Last week I made this little meme (how on earth do you pronounce that word ??). I posted on here and ‘the good book’ and it got the usual feedback. A lot of people agreeing and another load of people totally missing the point and stating how much great music there is out there at the moment and that I need to dig deeper to find it. I don’t need to do anything, I know what and where great music is, I am also aware of the amount of utter garbage passing itself off as ‘Deep House’.
As always, being the diplomat, I have to state that of course the appreciation of music is subjective and what I may think is shit others may love. However, the issue lies with the categorising of the genres and where the responsibility falls to get this ‘right’. It was surprising to hear from ATFC on this topic that took place on my Facebook wall that many of the on-line stores now DO NOT allow a label to say which genre a release falls into, and as he states this is great if it goes in your favour but not so if you are pigeon -holed into a genre that non of your usual fan base would think of looking to find your release.
Waking up at an ungodly 5.15am today I saw this related thread on one of the world’s undisputed pioneers page and decided to share.

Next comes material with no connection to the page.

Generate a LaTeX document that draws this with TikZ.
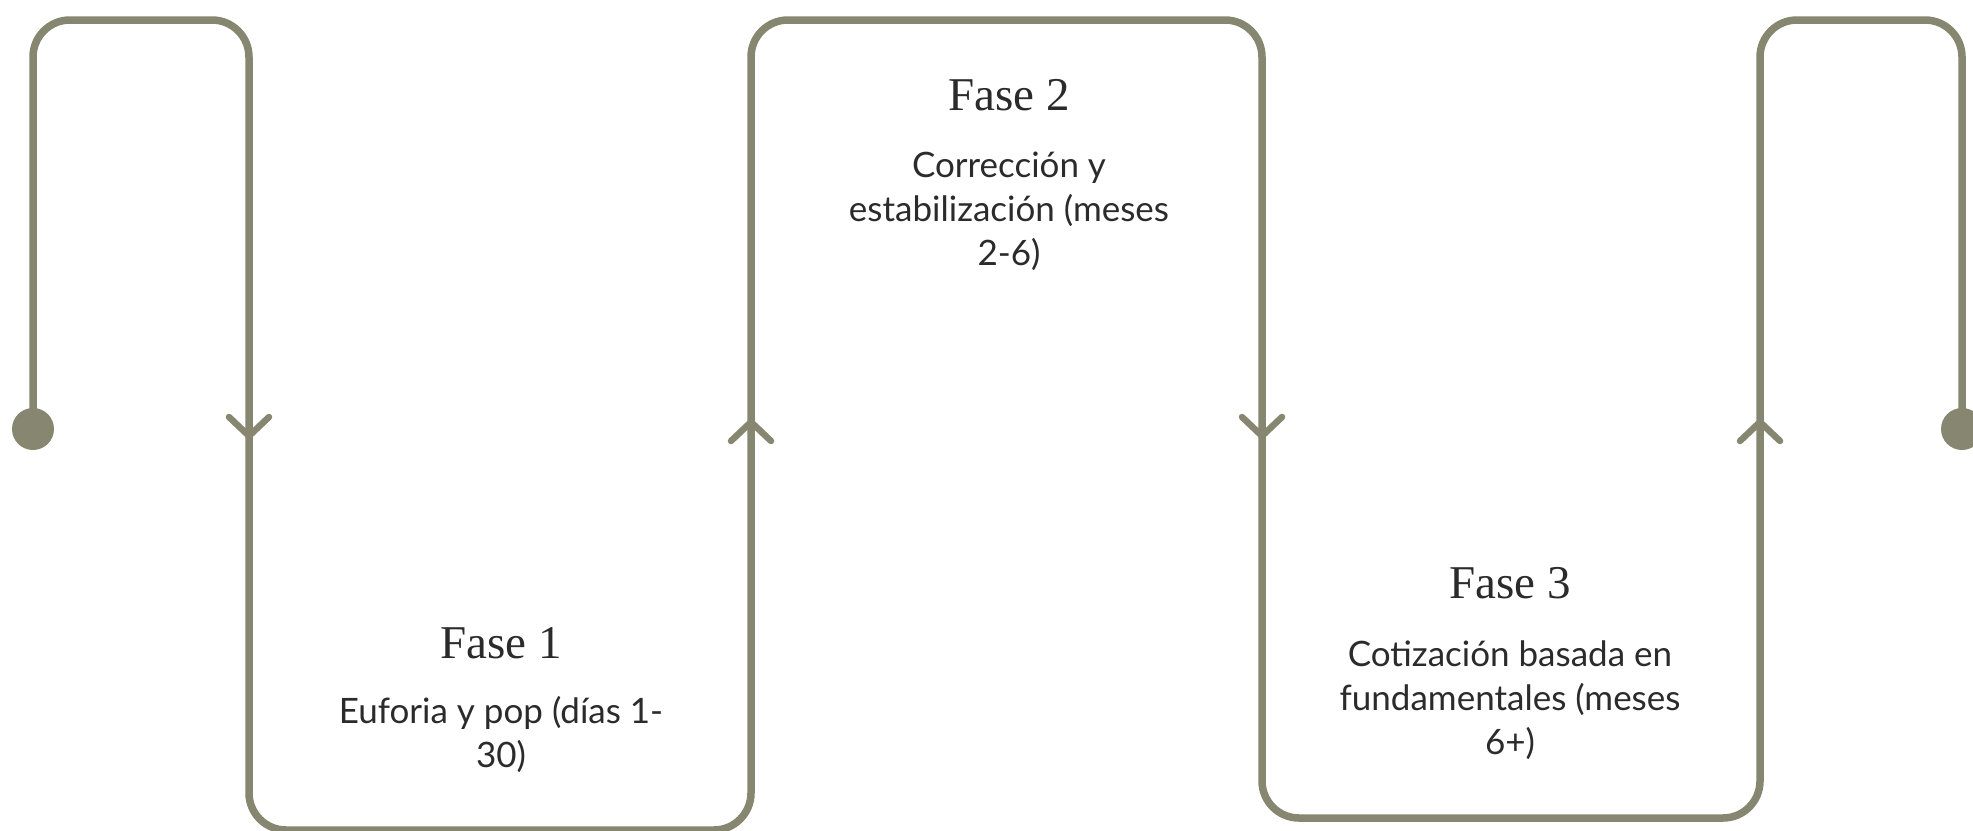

“Fuck me there’s some horse shit out there passing itself off as deep house. Looks like ‘deep house’ just became the new ‘house’. Anonymous.
Cue 36 comments…. followed by
No I’m not going to name and shame, anybody who knows anything about this music will know exactly the kind of records I’m talking about. Besides my disappointment about this isn’t 100% focused on the producers.

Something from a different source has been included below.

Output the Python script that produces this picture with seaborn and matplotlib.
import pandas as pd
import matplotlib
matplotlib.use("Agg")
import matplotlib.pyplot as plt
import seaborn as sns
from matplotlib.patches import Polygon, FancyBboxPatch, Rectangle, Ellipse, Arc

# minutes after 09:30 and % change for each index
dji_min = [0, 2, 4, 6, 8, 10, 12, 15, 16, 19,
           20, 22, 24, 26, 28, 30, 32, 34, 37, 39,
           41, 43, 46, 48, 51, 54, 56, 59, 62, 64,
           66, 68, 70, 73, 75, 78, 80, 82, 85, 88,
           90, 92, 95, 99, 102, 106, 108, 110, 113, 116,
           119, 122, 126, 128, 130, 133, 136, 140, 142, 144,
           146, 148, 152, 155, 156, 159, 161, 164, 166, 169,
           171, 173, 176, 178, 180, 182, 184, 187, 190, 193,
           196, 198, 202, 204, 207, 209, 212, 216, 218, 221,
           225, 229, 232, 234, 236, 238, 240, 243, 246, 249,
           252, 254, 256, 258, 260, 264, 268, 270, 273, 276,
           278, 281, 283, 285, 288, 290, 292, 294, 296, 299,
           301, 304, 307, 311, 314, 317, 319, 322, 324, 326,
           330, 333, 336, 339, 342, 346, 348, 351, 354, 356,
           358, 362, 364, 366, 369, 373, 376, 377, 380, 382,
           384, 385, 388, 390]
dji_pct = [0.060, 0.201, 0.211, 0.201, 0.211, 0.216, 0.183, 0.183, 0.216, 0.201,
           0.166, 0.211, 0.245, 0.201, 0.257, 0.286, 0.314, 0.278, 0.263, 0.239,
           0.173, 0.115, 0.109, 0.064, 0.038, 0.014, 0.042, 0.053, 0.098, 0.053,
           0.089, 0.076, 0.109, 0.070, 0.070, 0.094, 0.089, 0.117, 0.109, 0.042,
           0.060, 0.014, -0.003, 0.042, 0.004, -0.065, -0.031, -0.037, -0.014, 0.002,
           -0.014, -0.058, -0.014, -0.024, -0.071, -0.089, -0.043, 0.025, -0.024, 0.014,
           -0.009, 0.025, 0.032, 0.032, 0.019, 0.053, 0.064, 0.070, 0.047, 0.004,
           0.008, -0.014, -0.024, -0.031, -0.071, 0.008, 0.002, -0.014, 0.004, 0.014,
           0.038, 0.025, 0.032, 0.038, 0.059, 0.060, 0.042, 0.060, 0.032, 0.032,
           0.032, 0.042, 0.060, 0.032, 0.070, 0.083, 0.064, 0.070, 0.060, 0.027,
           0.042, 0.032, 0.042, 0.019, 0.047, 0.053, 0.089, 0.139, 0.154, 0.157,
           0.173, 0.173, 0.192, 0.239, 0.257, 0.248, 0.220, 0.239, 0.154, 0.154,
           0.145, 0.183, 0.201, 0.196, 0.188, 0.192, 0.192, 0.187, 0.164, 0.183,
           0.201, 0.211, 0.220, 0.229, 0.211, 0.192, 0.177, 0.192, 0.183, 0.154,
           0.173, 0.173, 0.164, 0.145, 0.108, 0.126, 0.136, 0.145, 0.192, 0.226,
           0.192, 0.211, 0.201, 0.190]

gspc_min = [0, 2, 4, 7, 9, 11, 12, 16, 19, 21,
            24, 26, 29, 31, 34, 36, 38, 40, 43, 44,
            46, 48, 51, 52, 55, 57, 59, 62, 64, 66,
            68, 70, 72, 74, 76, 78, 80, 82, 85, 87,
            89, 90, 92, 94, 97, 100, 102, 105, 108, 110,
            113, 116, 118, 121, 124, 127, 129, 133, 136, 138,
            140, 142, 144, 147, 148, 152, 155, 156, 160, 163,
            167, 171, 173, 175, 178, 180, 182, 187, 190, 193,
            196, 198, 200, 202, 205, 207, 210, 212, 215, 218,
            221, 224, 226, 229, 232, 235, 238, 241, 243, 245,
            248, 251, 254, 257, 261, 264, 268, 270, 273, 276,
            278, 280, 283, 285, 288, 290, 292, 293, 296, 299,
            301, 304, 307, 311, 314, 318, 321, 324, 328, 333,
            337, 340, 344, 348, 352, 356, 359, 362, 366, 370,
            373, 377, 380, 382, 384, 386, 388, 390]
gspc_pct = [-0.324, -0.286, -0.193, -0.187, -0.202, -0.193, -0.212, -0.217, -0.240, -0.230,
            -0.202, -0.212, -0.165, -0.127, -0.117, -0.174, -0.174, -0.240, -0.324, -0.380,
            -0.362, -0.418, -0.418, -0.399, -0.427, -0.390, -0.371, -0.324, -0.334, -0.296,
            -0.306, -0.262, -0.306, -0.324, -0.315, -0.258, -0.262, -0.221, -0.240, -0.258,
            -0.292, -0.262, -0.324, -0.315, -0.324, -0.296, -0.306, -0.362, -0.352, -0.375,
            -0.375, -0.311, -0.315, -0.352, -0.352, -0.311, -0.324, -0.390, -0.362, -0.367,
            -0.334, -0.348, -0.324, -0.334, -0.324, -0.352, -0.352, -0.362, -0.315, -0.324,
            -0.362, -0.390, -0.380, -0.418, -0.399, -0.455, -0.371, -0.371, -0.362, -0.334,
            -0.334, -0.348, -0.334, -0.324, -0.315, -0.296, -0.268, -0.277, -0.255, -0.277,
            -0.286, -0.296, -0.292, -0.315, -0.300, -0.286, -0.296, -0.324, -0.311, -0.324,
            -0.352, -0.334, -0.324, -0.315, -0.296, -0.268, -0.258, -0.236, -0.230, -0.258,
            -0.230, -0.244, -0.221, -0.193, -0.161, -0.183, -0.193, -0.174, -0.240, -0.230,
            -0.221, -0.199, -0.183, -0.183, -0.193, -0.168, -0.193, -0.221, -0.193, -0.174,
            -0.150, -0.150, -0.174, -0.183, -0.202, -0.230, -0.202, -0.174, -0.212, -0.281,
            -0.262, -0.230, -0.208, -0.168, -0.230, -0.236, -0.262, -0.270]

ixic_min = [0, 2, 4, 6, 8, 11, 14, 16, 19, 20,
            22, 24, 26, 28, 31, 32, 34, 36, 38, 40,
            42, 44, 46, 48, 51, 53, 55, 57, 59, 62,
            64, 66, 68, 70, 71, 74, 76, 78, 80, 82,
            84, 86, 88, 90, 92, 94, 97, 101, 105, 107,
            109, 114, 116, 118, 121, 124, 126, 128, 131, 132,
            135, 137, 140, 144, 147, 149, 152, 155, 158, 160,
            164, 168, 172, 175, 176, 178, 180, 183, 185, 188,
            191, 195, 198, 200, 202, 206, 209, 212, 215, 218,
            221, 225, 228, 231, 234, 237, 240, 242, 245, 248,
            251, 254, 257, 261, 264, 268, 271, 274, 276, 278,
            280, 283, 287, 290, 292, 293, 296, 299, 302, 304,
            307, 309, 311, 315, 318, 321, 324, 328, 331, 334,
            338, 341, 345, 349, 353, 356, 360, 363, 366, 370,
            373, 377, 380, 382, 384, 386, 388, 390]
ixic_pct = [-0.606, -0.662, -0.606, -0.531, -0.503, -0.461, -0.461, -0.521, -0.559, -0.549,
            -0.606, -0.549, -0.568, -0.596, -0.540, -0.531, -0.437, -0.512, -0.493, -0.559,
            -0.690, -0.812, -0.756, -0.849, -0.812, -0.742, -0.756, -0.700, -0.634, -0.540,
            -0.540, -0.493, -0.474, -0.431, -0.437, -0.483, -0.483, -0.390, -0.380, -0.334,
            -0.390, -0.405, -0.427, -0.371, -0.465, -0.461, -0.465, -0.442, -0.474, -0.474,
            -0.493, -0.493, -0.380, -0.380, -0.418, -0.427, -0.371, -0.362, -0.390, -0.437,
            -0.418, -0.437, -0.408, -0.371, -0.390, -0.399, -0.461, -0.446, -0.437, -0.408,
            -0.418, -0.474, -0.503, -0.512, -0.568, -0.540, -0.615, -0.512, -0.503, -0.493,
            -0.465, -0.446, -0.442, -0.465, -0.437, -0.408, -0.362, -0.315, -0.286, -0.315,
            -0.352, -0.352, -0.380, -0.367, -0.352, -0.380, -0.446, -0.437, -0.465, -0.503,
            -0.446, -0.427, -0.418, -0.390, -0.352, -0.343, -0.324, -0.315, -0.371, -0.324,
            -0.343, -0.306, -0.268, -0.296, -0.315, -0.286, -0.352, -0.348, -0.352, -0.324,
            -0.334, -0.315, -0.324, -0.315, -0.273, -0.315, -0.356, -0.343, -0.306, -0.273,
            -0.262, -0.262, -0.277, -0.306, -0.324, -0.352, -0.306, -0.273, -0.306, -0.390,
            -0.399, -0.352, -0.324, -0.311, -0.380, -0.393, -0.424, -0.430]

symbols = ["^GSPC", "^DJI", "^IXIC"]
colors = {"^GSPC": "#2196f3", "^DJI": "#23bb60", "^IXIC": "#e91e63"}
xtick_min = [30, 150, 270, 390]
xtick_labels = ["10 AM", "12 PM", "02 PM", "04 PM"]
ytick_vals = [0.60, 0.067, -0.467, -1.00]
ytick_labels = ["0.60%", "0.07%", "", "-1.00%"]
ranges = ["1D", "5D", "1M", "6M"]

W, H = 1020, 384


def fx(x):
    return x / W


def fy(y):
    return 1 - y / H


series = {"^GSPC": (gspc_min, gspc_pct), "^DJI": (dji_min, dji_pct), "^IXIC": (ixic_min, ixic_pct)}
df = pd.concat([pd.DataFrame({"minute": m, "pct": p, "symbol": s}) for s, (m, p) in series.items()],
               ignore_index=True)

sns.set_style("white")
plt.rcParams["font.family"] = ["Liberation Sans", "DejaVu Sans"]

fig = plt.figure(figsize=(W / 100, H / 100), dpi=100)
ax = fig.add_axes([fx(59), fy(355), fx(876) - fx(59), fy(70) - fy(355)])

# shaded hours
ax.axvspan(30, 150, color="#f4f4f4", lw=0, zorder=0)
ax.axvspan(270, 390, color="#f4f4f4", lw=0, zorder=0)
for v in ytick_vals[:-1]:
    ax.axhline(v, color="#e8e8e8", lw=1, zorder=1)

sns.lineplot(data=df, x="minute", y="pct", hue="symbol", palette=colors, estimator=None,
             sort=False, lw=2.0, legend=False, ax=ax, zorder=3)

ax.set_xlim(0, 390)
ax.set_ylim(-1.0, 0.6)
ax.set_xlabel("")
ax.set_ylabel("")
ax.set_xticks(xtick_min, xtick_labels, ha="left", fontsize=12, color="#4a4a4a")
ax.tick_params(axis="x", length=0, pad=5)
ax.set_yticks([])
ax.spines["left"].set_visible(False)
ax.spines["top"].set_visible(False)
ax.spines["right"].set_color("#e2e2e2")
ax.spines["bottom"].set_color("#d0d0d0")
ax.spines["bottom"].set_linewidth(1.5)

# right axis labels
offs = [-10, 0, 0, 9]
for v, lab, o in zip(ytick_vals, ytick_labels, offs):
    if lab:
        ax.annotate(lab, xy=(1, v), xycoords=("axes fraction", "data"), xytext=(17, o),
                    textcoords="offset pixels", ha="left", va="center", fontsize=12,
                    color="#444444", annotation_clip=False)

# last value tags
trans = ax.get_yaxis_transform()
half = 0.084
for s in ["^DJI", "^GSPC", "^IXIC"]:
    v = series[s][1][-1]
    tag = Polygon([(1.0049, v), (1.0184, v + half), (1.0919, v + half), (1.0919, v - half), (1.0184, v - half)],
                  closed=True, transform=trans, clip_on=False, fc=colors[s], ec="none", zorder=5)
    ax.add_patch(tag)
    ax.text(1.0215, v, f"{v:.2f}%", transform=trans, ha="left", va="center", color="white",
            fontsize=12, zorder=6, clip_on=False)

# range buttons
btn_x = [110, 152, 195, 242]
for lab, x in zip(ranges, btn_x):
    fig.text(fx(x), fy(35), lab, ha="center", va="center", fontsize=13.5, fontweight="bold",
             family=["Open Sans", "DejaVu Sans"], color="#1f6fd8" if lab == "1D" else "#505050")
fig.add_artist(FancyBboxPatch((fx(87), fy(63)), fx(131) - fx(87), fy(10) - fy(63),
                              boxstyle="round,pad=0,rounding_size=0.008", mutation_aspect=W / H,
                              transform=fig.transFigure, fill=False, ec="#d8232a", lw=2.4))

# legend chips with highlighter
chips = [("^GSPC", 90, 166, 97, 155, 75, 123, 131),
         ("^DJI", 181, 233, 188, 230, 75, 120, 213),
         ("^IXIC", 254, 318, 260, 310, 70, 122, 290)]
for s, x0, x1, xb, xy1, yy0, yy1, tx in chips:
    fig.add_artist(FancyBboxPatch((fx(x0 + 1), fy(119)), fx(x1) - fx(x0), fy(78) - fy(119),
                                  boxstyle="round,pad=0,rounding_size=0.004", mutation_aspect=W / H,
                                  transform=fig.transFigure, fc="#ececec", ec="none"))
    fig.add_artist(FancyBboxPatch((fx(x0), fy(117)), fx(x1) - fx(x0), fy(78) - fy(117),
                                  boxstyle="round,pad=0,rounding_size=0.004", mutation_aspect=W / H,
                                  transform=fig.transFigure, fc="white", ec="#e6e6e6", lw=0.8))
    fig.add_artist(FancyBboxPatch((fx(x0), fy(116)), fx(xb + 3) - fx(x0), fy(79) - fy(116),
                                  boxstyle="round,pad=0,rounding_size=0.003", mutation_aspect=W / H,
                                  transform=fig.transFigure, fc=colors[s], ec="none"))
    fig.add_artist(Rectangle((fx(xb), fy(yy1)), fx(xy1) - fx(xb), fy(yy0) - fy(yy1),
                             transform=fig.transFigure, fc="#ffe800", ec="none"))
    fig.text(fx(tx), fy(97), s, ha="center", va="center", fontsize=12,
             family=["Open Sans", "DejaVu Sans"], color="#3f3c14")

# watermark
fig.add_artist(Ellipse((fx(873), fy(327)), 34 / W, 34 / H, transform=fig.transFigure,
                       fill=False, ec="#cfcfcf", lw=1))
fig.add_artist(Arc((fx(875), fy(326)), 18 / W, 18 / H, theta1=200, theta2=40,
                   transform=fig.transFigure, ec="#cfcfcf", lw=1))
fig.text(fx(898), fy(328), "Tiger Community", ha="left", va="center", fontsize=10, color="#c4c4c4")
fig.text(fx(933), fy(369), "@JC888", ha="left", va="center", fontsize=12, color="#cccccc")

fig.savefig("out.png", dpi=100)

Historically most artists / producers have a terrible track record with knowing what will work, that’s the job of a record label a&r person, real DJ’s (not just bandwagon jumpers or people doing it to get laid), distributors & record store stock buyers.
As most DJ’s these days are also producers they can no longer be relied upon as a true gauge so it falls first and foremost to the record labels alone to decide what makes a good release. Sadly this can’t be relied upon either as many labels seem to be just throwing out any old shit just to build their catalogues and boost their profiles, also hardly of these labels actually have an A&R dept and judging by the sheer amount of rubbish that is getting released they don’t even have anybody there that seems to know or care if it’s good or not.
Next in line are the distributors. Since the demise of vinyl there are hardly any of these left and the ones that are still around don’t have a lot of choice due to the limited amount of physical product being released. Personally, In my opinion, these guys were the most important link in the chain as they ultimately decided what saw the light of day. If they didn’t buy it from the label, the shops couldn’t buy it from them and the customer never got to hear it. Quality control.
Even if there were more physical items being released there are hardly any record shops left to sell them in any way.
So, the real problem here lies with the shops, no longer bricks and mortar but virtual record shops, download stores. If there is one cog in the dance music machine to blame for the sad state of the scene at the moment it has to be these guys. There HAS to be some form of quality control. Every download store should employ a team of “buyers” that decide whether they wish to stock each release on a case by case basis no matter what label it’s on or what artist / producer is involved. Everybody would benefit in the long run. If your release is refused the producer would have to re-think their approach to production and the labels would actually have to start being a bit more choosy when signing tracks. It’s a harsh fact but not everything that gets printed in a studio (home or otherwise) DESERVES a general release. Sometimes it’s just shit but there is nobody in the whole process saying so.
Also, think what that would do to the producers, artists & labels that are getting their music successfully released at the stores. Think about how much profile and encouragement this would give them to keep delivering quality music.
Of course the solution above isn’t without its floors. “But what one guy at the store A&R dept thinks is shit might be the best track ever to a customer!”. Yes this is true, but this is how it worked for years and years with vinyl releases and record shops and I think you’ll agree that it worked just fine. The key is to employ people who actually know about the music! Many of us had our favourite person at our local record shop that knew our style and when we walked in asking to hear the new bits we’d get given a pile of records that were relevant to us because we trusted that he knew what was good.
If we’re going to move forward with selling music digitally some things need to change because, at the moment, the sheer amount of new releases available every day on the download stores is just making customers weary and they are fast losing interest.
Brilliant words there from (*omitted on request).. to the point and right on the money.
I just went to Beatport. I am not singling them out as the worst culprit, but it is pretty easy to find examples immediately in their Deep House Top 10 that , in my opinion, do not bear ANY REMOTE resemblance to house music except their 120-124bpm range. Herein lies the problem.
People will now jump up and say “Hold on, times change, music changes, shut up you old wanker”. So I’m going to get some muesli, dressed in my slippers and Hugh Heffner dressing gown. PLAYER !
Maybe the quote should read:
“Dear Deep House, I am so sorry you are being blamed for all the crimes against music being committed by others claiming to be you. I hope they all fuck off soon.”
That doesn’t work so well on a photograph though.